§ **Short task**: Look through the listing and locate every line containing the word "matplotlib"; copy those lines.

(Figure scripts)
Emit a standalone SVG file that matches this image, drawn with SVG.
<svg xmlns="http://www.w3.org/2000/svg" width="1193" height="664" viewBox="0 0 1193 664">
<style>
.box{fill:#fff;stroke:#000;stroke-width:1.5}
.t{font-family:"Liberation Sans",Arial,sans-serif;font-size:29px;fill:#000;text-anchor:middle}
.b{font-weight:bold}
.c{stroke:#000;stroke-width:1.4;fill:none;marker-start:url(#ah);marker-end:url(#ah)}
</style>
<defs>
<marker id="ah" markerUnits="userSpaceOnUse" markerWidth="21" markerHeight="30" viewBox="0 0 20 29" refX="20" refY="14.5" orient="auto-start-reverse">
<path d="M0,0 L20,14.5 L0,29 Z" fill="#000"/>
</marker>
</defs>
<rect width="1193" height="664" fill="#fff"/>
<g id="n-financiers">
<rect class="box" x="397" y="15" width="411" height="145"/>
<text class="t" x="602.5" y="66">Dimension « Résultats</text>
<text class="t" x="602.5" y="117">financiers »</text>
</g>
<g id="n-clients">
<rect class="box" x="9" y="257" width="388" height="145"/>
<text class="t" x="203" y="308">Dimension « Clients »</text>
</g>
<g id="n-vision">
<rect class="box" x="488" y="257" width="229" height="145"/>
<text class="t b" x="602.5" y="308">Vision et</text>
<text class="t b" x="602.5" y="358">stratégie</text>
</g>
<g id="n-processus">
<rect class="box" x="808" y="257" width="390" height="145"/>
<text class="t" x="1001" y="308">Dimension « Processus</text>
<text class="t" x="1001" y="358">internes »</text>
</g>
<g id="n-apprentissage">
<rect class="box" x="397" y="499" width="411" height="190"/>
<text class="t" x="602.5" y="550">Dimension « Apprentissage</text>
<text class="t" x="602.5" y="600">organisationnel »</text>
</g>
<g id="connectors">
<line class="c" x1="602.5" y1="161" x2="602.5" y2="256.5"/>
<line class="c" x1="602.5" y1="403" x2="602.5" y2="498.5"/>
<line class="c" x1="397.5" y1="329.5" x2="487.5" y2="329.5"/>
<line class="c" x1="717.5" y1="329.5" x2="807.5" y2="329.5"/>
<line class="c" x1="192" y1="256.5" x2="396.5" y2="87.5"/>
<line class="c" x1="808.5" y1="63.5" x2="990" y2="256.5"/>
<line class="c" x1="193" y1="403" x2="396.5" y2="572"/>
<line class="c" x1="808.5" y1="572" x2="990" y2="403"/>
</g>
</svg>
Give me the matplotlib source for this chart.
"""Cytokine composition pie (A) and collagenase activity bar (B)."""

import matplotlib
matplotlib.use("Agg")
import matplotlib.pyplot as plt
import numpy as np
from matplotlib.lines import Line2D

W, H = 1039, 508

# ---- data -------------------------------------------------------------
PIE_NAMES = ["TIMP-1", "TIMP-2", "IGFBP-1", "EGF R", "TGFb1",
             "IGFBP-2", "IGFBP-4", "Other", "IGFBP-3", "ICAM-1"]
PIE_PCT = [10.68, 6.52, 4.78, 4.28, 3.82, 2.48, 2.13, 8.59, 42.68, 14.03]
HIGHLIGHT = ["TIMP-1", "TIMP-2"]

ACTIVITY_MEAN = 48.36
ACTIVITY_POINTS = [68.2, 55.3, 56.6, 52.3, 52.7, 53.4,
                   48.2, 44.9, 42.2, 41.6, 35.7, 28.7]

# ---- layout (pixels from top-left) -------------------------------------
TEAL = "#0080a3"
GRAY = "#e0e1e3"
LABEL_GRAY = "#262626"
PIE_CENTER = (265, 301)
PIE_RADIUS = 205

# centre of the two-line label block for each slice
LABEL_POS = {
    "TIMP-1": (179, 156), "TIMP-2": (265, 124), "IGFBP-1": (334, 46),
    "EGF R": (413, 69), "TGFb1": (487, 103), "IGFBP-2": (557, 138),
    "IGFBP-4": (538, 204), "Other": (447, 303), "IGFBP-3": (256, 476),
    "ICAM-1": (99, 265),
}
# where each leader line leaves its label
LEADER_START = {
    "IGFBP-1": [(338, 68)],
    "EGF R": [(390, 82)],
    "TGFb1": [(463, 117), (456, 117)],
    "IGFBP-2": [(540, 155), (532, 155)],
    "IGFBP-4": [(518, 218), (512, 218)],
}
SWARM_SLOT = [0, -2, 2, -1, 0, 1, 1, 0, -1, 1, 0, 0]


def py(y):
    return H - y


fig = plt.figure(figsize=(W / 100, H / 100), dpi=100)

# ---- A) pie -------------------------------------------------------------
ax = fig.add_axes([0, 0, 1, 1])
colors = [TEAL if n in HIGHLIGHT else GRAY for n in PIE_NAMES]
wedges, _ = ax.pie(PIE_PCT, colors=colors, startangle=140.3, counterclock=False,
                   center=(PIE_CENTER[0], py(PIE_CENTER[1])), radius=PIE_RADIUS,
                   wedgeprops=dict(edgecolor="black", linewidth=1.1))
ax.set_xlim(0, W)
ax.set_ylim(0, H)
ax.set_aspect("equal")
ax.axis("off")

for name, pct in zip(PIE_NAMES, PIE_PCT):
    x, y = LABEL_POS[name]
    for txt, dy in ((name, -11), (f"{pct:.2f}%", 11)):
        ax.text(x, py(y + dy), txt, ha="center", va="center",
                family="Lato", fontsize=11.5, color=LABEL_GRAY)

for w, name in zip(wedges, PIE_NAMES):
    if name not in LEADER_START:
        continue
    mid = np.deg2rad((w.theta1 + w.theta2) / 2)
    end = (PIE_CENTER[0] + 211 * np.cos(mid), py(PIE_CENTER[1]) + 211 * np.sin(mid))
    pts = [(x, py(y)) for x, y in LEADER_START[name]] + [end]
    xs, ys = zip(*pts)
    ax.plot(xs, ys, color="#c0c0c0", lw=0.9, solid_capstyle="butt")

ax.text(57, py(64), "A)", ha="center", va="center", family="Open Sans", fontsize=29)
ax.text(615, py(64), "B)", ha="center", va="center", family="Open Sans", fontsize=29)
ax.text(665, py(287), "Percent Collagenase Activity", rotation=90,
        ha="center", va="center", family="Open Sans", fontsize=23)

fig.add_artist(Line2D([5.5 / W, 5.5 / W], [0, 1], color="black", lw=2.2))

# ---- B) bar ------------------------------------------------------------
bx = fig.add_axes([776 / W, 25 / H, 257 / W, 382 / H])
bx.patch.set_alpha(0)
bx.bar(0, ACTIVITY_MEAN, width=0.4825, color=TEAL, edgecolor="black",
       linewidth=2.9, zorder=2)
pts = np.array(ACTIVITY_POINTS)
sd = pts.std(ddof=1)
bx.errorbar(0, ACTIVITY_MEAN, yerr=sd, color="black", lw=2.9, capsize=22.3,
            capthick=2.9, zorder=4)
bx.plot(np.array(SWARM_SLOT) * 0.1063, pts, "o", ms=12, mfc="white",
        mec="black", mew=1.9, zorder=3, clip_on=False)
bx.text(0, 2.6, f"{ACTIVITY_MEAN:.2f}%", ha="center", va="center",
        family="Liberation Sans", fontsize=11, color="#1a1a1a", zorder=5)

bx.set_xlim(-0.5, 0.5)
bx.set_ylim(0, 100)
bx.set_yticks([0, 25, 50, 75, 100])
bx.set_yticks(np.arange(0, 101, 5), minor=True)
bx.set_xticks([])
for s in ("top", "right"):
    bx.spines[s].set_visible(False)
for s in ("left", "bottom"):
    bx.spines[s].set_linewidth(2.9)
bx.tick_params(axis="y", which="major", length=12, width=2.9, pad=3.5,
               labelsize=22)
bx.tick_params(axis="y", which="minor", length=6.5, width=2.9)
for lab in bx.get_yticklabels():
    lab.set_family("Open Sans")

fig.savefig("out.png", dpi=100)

§ **Exercise response**:
Give me the matplotlib source for this chart.
import matplotlib
matplotlib.use("Agg")
import matplotlib.pyplot as plt
from matplotlib.lines import Line2D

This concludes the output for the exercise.